Starting from the line that contains "Reproduce this chart", copy every line exactly until the line that contains "Importance by Permutation", which is also included.

Data shown:
::::::::

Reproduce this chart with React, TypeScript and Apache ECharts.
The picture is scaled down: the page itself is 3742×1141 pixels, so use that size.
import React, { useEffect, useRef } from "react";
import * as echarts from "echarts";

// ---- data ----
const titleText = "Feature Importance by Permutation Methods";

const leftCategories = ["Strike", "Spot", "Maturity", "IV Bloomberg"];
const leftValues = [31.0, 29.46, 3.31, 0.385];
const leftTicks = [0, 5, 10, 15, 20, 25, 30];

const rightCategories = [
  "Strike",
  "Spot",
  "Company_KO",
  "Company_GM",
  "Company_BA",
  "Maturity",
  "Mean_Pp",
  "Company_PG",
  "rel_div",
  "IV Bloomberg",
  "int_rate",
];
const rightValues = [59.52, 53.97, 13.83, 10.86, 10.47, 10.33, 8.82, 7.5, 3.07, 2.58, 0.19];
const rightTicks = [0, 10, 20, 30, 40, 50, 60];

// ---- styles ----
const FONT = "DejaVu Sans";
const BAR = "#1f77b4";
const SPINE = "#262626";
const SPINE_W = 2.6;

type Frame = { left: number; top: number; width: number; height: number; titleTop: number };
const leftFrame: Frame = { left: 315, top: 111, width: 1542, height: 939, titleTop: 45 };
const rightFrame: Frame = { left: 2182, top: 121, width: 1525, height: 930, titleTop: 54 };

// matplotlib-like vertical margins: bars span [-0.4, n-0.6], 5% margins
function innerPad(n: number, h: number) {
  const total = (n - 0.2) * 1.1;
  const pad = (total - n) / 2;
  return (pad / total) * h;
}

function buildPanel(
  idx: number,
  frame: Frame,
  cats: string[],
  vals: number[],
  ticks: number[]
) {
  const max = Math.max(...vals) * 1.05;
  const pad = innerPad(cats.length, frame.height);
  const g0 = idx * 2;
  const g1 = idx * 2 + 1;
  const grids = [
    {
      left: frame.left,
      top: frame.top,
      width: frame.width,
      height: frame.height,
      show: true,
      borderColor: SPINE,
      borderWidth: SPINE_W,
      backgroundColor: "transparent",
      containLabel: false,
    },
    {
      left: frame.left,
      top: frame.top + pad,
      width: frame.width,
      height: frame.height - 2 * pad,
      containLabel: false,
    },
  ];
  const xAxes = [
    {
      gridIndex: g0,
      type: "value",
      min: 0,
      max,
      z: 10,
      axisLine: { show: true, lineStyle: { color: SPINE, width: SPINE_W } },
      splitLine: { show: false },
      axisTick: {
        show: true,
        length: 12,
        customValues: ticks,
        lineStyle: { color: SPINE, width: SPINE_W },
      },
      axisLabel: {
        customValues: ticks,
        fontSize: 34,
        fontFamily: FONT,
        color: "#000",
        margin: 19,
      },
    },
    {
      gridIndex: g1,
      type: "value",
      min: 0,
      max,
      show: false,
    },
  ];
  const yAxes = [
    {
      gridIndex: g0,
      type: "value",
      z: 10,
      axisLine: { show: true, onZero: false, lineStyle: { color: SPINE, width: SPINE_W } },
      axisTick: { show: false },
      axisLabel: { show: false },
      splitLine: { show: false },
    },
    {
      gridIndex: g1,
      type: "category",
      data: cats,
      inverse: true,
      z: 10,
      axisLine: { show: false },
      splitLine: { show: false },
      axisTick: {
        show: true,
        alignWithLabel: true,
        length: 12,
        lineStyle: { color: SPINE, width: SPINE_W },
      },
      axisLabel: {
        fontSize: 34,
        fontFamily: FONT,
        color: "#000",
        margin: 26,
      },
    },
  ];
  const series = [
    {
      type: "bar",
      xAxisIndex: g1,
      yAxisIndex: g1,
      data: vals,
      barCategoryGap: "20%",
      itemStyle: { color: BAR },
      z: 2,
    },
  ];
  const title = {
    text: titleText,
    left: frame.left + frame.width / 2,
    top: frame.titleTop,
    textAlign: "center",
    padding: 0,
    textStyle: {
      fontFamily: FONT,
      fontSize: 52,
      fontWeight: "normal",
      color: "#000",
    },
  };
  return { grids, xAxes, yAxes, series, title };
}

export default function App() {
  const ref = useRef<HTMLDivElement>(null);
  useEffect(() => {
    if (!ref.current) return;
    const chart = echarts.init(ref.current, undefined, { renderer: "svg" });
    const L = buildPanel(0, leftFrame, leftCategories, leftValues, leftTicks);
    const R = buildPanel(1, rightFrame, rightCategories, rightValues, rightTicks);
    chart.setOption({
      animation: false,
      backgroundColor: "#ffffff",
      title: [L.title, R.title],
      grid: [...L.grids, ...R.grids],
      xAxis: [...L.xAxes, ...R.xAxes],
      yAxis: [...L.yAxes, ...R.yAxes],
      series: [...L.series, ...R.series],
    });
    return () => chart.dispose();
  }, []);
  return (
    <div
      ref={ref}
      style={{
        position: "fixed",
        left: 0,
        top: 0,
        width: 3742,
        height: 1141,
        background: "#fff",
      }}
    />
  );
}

::::::::

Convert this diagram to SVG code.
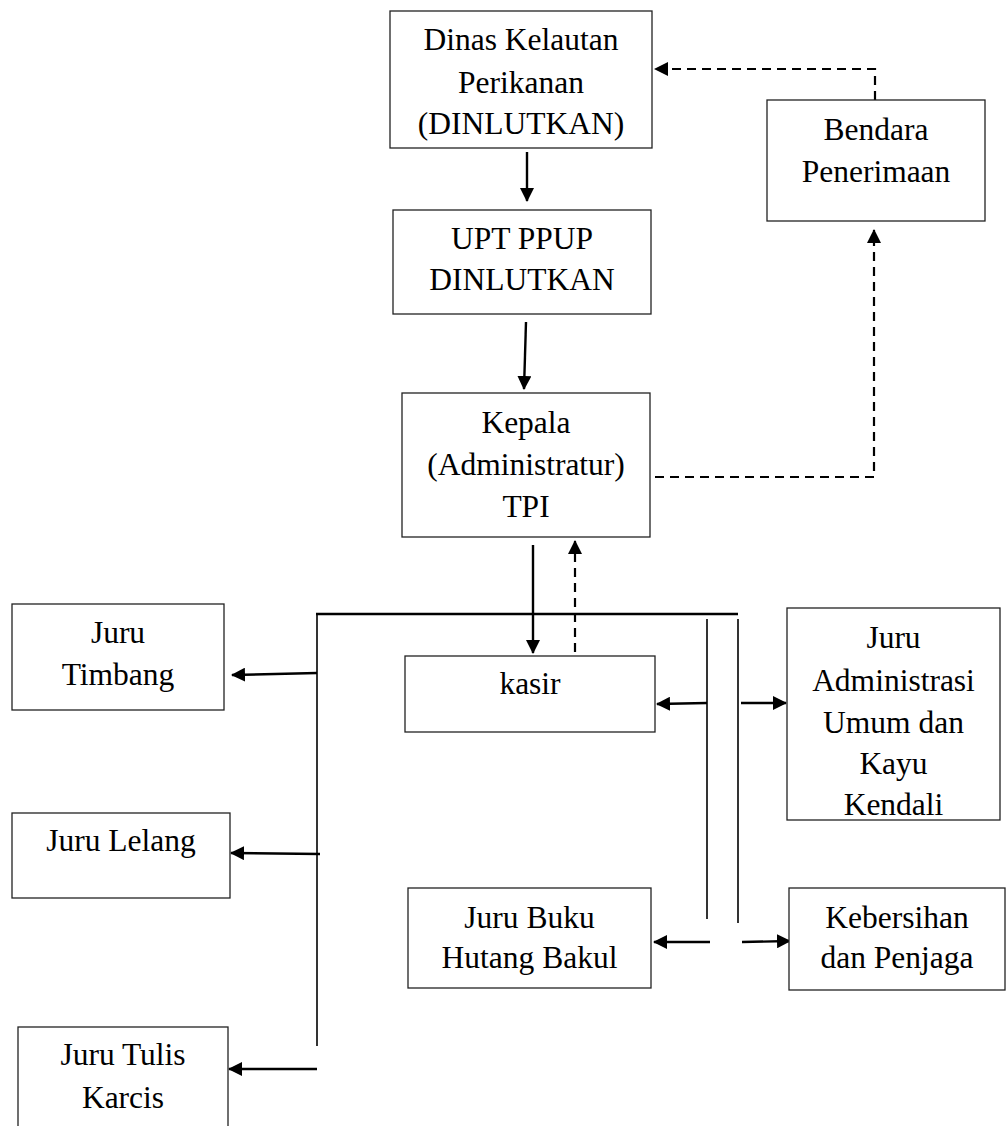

::::::::

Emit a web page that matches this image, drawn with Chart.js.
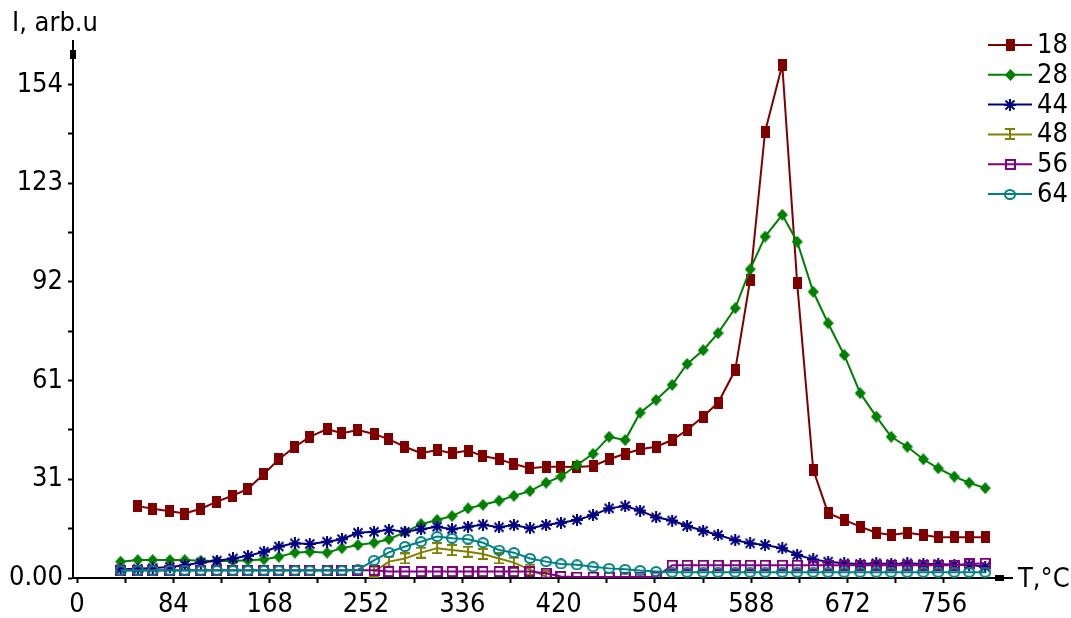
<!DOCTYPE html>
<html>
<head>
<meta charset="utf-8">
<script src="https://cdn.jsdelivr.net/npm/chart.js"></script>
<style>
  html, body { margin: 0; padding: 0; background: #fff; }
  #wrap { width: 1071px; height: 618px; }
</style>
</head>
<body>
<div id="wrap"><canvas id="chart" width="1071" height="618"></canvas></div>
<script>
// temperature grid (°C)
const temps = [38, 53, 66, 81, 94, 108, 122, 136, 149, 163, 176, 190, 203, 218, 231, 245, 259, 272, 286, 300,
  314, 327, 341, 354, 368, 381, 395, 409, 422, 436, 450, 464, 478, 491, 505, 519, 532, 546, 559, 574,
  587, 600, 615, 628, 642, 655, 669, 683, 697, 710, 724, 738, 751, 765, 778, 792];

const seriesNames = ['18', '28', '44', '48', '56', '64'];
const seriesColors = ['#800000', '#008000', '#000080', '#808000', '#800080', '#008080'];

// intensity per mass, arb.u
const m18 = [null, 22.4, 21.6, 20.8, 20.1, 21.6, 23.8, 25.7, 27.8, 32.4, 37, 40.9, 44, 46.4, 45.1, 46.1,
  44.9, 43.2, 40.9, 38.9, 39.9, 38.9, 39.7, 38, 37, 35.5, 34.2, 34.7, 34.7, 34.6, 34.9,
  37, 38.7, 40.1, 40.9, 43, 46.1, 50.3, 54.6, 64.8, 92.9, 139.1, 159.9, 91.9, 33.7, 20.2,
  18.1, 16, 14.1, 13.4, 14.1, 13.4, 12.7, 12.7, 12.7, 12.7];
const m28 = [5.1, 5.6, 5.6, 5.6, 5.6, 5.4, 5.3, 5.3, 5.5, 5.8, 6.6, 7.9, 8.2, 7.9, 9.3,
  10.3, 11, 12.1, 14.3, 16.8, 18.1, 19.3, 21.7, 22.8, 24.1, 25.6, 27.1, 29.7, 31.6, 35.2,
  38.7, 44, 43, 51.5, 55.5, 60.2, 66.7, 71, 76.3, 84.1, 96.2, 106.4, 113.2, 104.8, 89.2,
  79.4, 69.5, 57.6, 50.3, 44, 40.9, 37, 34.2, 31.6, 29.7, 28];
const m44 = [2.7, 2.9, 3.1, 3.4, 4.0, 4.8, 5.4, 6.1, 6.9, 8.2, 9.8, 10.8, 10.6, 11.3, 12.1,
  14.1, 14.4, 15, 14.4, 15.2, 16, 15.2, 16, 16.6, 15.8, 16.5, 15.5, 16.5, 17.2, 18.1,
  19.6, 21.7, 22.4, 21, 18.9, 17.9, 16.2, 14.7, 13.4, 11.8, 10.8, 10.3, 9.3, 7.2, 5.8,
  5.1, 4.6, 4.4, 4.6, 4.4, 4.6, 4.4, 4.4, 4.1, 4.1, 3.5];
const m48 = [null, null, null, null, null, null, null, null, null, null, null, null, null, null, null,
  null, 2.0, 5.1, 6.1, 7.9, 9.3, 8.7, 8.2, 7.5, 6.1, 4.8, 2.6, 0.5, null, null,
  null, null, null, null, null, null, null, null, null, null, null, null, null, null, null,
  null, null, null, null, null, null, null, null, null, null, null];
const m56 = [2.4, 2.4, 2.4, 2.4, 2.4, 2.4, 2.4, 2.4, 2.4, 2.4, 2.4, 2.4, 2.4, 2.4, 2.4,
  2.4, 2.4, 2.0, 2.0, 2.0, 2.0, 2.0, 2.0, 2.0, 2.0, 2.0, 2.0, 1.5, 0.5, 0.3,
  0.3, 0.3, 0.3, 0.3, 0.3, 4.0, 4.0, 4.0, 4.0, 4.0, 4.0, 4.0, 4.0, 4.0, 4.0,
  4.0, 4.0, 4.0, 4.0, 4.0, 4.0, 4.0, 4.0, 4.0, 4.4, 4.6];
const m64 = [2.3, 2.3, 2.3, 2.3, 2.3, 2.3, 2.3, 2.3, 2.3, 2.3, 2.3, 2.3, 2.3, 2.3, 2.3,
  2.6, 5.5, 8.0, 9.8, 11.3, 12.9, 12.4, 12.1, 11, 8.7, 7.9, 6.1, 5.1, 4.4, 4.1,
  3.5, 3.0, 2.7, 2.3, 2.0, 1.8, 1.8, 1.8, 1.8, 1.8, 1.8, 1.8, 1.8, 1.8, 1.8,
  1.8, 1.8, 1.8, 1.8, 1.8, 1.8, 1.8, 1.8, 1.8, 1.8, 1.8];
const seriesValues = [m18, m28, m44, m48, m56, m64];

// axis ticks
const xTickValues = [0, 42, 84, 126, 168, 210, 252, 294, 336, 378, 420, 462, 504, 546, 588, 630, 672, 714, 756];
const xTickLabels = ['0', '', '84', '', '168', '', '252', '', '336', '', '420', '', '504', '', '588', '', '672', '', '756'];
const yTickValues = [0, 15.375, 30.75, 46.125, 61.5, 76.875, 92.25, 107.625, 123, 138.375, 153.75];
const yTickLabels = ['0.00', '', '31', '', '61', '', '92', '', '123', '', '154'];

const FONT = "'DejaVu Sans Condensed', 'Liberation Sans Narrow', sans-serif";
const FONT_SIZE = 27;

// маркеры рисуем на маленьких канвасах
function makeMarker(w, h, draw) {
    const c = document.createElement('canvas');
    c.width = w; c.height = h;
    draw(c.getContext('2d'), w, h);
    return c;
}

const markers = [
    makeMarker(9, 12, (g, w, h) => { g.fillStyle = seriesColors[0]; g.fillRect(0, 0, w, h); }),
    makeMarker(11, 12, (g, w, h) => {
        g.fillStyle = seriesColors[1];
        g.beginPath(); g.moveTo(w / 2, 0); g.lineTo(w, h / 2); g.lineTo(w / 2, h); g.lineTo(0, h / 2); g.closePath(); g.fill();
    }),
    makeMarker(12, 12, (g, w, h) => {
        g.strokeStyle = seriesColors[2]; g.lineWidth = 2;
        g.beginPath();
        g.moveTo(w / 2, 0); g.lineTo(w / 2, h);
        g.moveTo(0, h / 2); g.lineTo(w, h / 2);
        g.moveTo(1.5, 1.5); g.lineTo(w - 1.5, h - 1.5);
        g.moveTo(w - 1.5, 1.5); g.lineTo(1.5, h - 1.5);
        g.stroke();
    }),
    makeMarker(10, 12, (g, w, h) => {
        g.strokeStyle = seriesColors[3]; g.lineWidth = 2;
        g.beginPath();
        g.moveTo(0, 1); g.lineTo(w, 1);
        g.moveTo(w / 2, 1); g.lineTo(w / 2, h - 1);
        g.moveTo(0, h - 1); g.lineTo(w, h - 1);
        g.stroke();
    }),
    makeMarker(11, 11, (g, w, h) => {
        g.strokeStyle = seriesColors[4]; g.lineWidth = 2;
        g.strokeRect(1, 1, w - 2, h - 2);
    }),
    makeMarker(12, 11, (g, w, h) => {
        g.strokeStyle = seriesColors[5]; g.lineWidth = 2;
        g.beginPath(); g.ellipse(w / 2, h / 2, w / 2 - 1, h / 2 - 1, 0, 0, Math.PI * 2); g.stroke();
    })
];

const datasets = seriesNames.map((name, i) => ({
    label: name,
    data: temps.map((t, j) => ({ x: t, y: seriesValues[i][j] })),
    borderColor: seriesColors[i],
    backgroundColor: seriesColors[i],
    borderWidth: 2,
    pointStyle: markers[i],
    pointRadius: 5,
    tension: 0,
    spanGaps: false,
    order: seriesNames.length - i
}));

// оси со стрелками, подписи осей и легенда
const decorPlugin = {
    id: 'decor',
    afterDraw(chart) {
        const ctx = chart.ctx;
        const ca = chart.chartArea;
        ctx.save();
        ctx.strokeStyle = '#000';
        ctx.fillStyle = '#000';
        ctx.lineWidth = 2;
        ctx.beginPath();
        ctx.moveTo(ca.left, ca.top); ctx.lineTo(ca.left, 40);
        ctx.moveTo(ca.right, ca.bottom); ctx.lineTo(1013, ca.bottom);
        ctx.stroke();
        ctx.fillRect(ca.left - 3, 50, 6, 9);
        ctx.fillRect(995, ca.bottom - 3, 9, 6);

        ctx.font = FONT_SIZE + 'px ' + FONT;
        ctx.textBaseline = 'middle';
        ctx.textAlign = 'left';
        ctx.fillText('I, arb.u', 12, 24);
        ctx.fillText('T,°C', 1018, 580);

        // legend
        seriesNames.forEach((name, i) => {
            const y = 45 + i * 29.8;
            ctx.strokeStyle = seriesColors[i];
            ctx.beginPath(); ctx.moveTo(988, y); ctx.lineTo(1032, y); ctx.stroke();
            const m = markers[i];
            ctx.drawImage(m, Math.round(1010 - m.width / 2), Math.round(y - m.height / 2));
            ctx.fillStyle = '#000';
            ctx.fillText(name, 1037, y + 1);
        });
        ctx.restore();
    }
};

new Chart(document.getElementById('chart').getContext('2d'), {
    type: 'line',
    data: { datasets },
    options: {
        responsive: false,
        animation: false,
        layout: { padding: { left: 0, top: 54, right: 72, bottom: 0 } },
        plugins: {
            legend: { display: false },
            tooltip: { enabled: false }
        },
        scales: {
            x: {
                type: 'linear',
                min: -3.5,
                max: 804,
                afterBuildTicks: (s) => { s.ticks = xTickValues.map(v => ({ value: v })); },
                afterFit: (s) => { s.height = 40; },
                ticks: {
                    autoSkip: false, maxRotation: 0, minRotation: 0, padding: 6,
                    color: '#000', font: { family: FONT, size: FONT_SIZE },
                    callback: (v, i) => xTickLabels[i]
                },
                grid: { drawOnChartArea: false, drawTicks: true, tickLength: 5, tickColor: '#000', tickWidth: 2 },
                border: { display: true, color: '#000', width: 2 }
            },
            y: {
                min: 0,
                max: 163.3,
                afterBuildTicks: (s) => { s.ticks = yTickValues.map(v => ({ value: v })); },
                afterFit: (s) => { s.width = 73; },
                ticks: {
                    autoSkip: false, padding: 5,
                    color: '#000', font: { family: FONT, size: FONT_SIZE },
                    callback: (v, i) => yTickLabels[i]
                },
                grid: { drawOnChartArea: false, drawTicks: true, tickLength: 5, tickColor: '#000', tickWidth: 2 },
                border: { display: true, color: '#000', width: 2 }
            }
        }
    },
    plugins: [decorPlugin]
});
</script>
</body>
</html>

::::::::

The reply:
Reproduce this chart with React, TypeScript and Apache ECharts.
The picture is scaled down: the page itself is 3742×1141 pixels, so use that size.
import React, { useEffect, useRef } from "react";
import * as echarts from "echarts";

// ---- data ----
const titleText = "Feature Importance by Permutation Methods";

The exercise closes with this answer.